**Prompt:** Copy out the data exactly, leaving the pictures behind.

-- Start Data lines --

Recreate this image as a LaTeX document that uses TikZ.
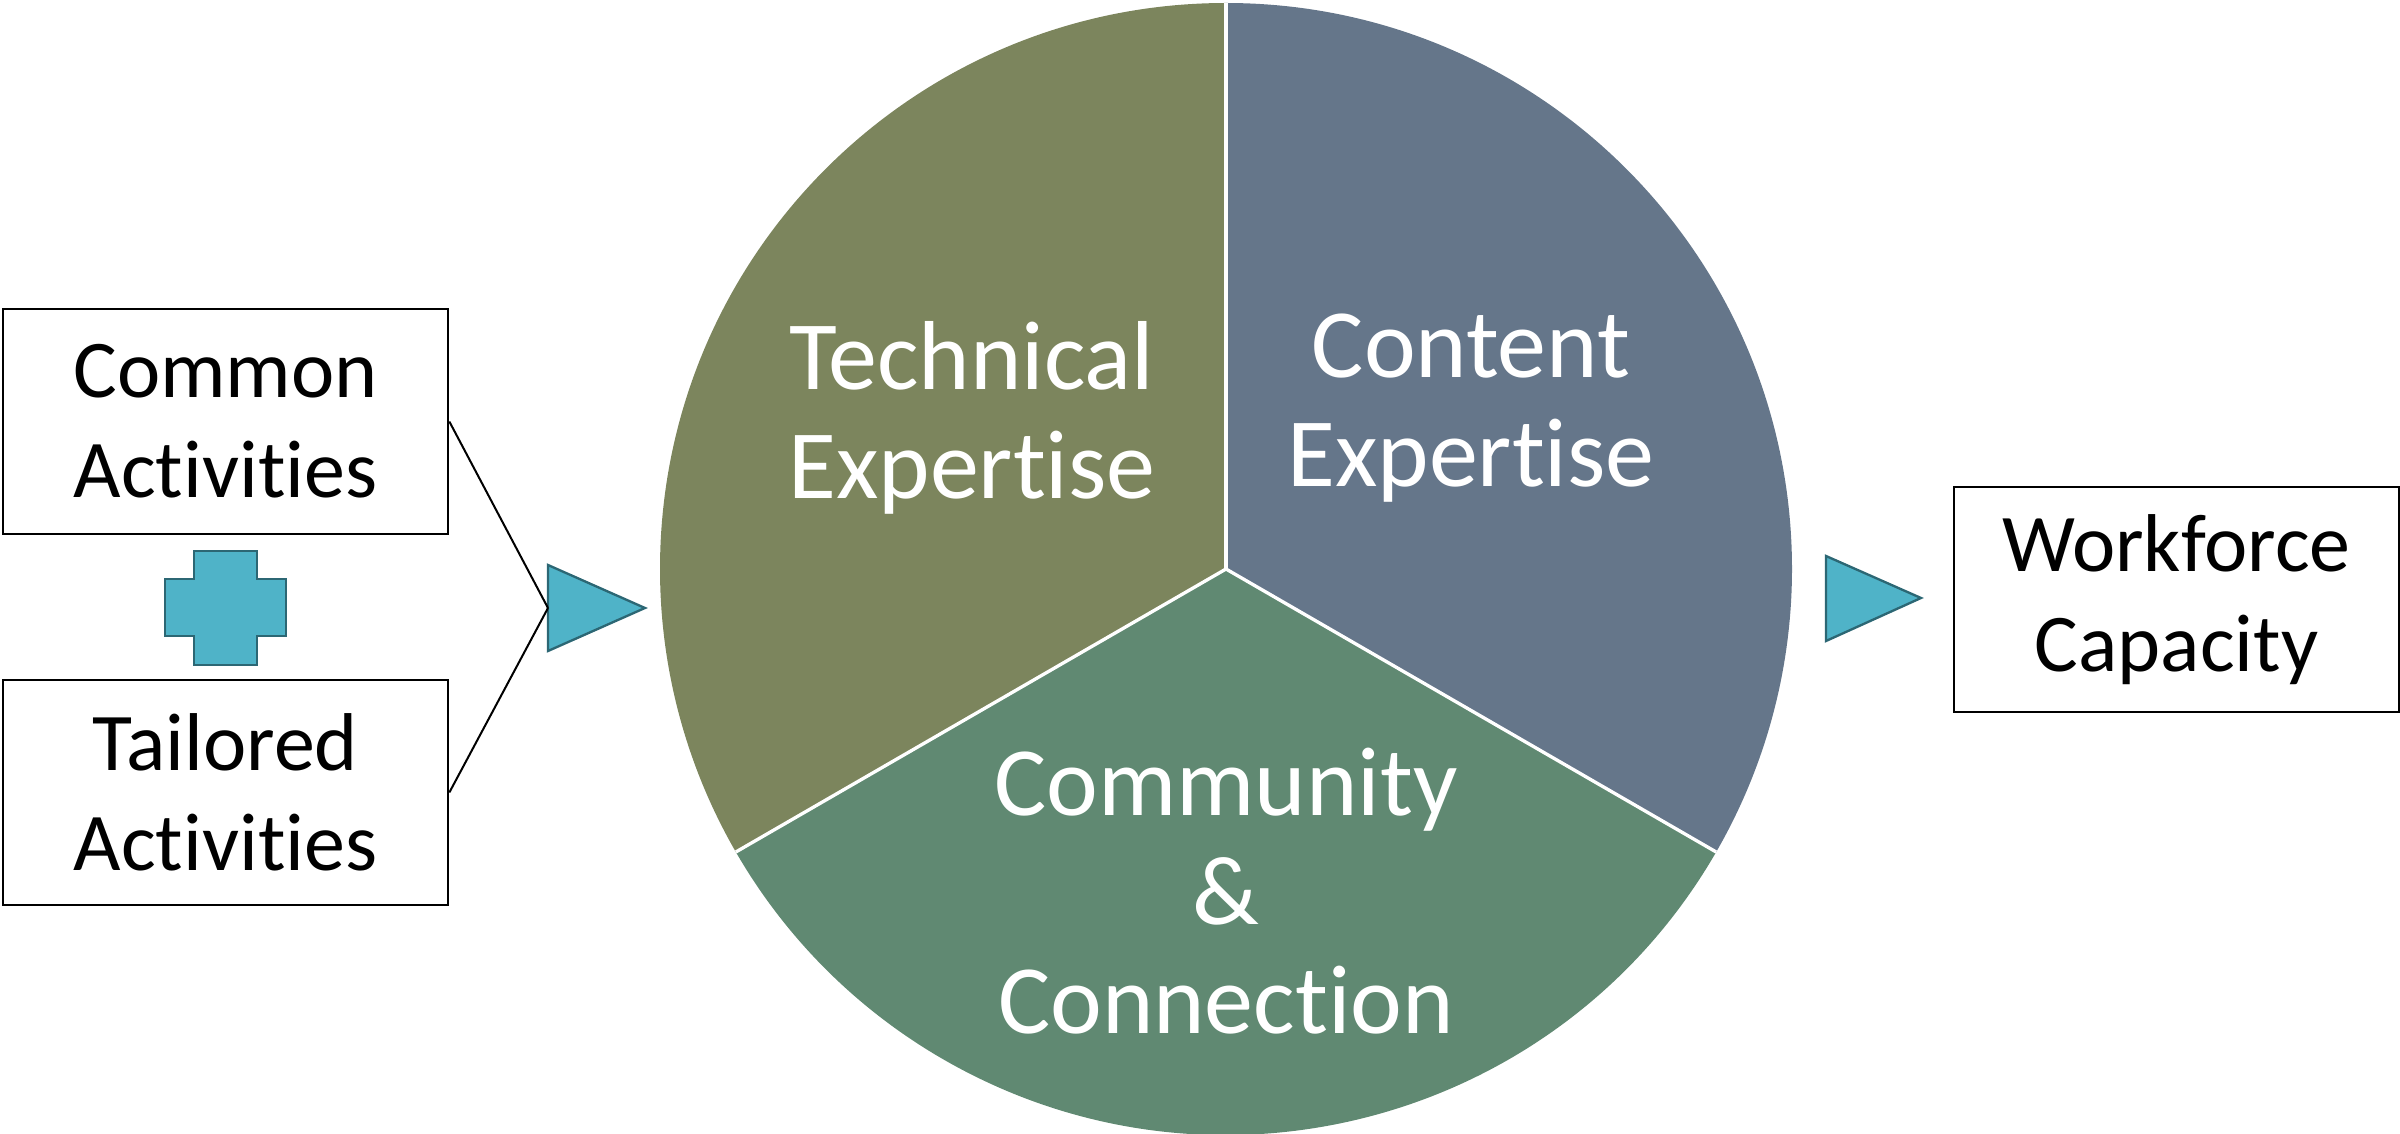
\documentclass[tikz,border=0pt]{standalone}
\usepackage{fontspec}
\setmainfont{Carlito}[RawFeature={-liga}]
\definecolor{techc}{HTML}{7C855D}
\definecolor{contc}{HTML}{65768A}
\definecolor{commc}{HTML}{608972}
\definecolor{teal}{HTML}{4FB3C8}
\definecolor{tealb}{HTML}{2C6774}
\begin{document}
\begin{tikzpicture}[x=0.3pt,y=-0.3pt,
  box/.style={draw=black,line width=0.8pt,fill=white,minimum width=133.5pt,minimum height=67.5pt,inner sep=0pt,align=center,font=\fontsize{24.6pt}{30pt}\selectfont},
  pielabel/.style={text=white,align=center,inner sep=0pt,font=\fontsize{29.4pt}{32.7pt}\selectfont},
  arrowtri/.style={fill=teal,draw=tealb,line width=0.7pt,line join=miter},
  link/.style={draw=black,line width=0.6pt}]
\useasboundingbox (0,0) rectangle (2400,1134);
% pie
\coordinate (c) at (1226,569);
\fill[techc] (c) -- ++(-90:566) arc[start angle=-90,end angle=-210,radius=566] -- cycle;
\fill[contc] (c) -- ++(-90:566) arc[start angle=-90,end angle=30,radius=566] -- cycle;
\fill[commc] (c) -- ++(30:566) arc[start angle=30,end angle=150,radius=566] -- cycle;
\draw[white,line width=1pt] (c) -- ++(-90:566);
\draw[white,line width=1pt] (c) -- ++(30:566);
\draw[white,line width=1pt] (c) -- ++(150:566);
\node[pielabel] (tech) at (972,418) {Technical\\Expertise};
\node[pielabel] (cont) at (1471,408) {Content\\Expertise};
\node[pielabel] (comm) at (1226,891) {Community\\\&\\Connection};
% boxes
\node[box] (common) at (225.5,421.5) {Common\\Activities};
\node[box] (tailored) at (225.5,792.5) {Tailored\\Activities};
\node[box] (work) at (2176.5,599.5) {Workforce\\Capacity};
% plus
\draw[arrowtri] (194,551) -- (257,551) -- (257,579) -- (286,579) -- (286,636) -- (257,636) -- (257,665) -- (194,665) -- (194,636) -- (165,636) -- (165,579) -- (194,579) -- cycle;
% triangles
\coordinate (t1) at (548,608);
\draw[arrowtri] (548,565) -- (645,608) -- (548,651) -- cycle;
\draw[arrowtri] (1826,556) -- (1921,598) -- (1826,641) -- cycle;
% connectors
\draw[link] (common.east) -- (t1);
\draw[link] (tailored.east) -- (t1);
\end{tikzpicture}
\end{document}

-- End Data lines --

**Output for this exercise:**
Recreate this image as a LaTeX document that uses TikZ.
\documentclass[tikz,border=0pt]{standalone}
\usepackage{fontspec}
\setmainfont{Carlito}[RawFeature={-liga}]
\definecolor{techc}{HTML}{7C855D}
\definecolor{contc}{HTML}{65768A}
\definecolor{commc}{HTML}{608972}
\definecolor{teal}{HTML}{4FB3C8}
\definecolor{tealb}{HTML}{2C6774}
\begin{document}
\begin{tikzpicture}[x=0.3pt,y=-0.3pt,
  box/.style={draw=black,line width=0.8pt,fill=white,minimum width=133.5pt,minimum height=67.5pt,inner sep=0pt,align=center,font=\fontsize{24.6pt}{30pt}\selectfont},
  pielabel/.style={text=white,align=center,inner sep=0pt,font=\fontsize{29.4pt}{32.7pt}\selectfont},
  arrowtri/.style={fill=teal,draw=tealb,line width=0.7pt,line join=miter},
  link/.style={draw=black,line width=0.6pt}]
\useasboundingbox (0,0) rectangle (2400,1134);
% pie
\coordinate (c) at (1226,569);
\fill[techc] (c) -- ++(-90:566) arc[start angle=-90,end angle=-210,radius=566] -- cycle;
\fill[contc] (c) -- ++(-90:566) arc[start angle=-90,end angle=30,radius=566] -- cycle;
\fill[commc] (c) -- ++(30:566) arc[start angle=30,end angle=150,radius=566] -- cycle;
\draw[white,line width=1pt] (c) -- ++(-90:566);
\draw[white,line width=1pt] (c) -- ++(30:566);
\draw[white,line width=1pt] (c) -- ++(150:566);
\node[pielabel] (tech) at (972,418) {Technical\\Expertise};
\node[pielabel] (cont) at (1471,408) {Content\\Expertise};
\node[pielabel] (comm) at (1226,891) {Community\\\&\\Connection};
% boxes
\node[box] (common) at (225.5,421.5) {Common\\Activities};
\node[box] (tailored) at (225.5,792.5) {Tailored\\Activities};
\node[box] (work) at (2176.5,599.5) {Workforce\\Capacity};
% plus
\draw[arrowtri] (194,551) -- (257,551) -- (257,579) -- (286,579) -- (286,636) -- (257,636) -- (257,665) -- (194,665) -- (194,636) -- (165,636) -- (165,579) -- (194,579) -- cycle;
% triangles
\coordinate (t1) at (548,608);
\draw[arrowtri] (548,565) -- (645,608) -- (548,651) -- cycle;
\draw[arrowtri] (1826,556) -- (1921,598) -- (1826,641) -- cycle;
% connectors
\draw[link] (common.east) -- (t1);
\draw[link] (tailored.east) -- (t1);
\end{tikzpicture}
\end{document}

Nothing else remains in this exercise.